(Warning: This post may cause tears to silently course a path down your cheeks.)
This post brought to you by the letter: H.
My heart decided today’s post.
Now I know, I know we are in the Christmas season and it should be all about joy and happiness. But you have to realize (and maybe you do) that holidays make you remember , makes you think about the ones that are no longer here. Maybe next time I will be more jolly and happy with my post. But not here. Not not. Right now it is about…
No matter how you see it, it is a harsh word. No matter how many times you say it, it never gets any easier to say. A word no one wants to think about. A word that some of us think about daily. A word that will visit us all at some point in our lives whether we want it to or not.
We have all experienced it in some way during our lifetime. I have had many people I know die.
But only 1,
Made me fall to my knees.
Only 1 made me feel as if I could never catch my breathe.
Only 1 made me feel like my heart was going to crack wide open.
Only 1 made me feel as if all hope was lost.
Only 1 made me feel like giving up.
Here is the story of my relationship with Death.
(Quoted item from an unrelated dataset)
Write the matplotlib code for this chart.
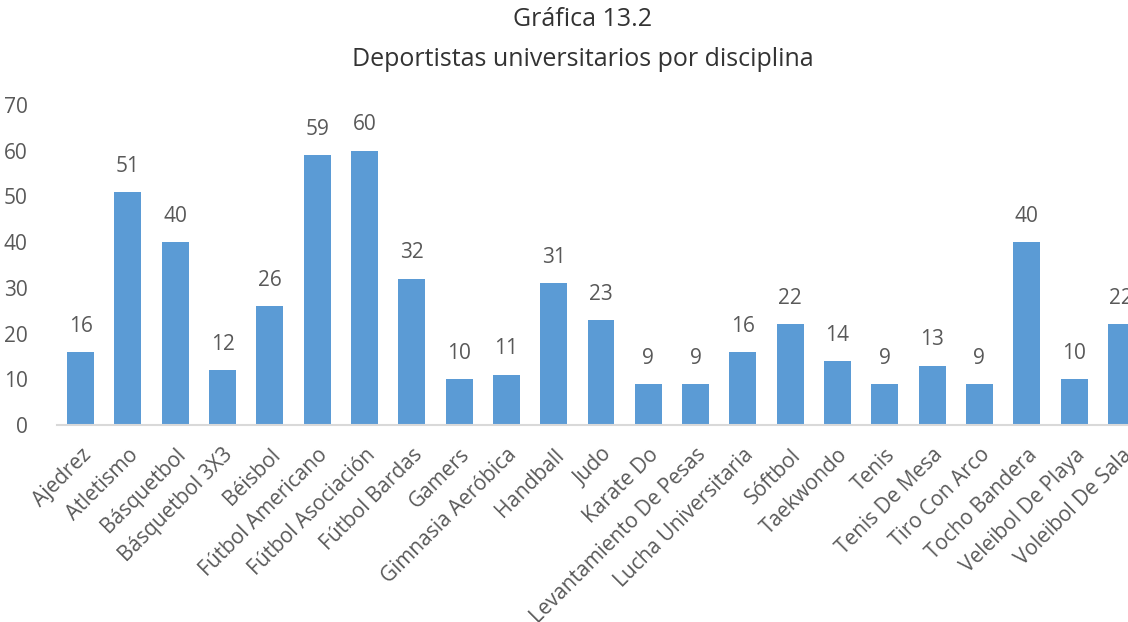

Why Death choose me, I will never know.
Six years ago, Death came knocking at my door, I had no idea who it was, as I have no peep hole in my front door. So I made the mistake of opening it. Death was standing there but he didn’t want me, he wanted someone a lot more precious and innocent. Someone I would have given my life to save. Someone who meant more to me then each breathe I take. I desperately tried to close the door in his face but Death slammed the door and me against the wall. He was not going to take NO for an answer. He was not going to listen to me as I cried and pleaded and begged for him to change his mind or to take me instead. He was determined to take what he had come for and there was nothing I could do to change his mind.
Six years ago, I opened that door and Death took my first born son. My 12 day old baby. My Drake. Death did not care that Drake was a full term baby. Death did not care that while Drake was inside of me that he was perfectly healthy. Death did not care what this loss would do to me. Death did not care about anything other than collecting my son and leaving with him. Death did not care that the reason my son was in this predicament was due to injuries my son sustained during delivery.
The only thing that Death allowed me out of all this, since he would not allow me the life of my son, was to allow my son to take his last breathes in my arms knowing he was loved. Death gave me no more and no less.
I hate Death. Death cheated me out of my son’s lifetime with me, seeing him grow and learn, go to school, get married, have kids of his own.
Not a day goes by that I don’t think about Drake and what may have been. Not a day goes by that I don’t miss Drake and wish he was here. Not a day goes by that I don’t love Drake. Not a day goes by that I don’t wish he was here with me, but Death ripped him out of our lives faster than a breathe of air. Drake’s air. Drake’s breathe.
I will forever have a hate relationship with Death. I hate what Death has done to me. I hate the emotional wreck I can become at the drop of a whisper. I hate that those around me who don’t know what Death has done to me, do not know that I am a mother to 3 boys, not just the 2 they see. I hate that Death has changed me by taking my son. I hate that Death has caused me to cause pain in the lives of my other two sons, as I tell them about their older brother they will never get to meet. They will never get to know. They will never get to play with. They will never…..
Because of Death, I will always wonder if I am doing right by Drake. Am I thinking about him enough? Do I love him enough? Do I miss him enough? Am I teaching my other children enough about him? But at the same time, I have to walk a very fine line because of Death. I have to make sure that I show my living children that they mean as much to me as Drake. I have to constantly worry that I will do something wrong. There is no manual on child raising and there is most definitely NO manual on what to do when you lose a child.
To this day, Death has made me afraid to say.
“My son has died.”
“My son is dead.”
Even as I write those words, my insides are all twisted. It is hard to say. Six years later, it is easier to just say the words “passed away”.
Death/ dead/ died – they are too permanent. Yes, I know that is the case but it does not mean it is any easier to say those words. Death has made me afraid of those words. Not what they mean but what they can do. They can take someone most precious away from you.
So as the Christmas holiday continues to get closer and closer, take a moment to remember those gone too soon, because we all wish there was someone we could have saved. I know someone I would have given anything to save.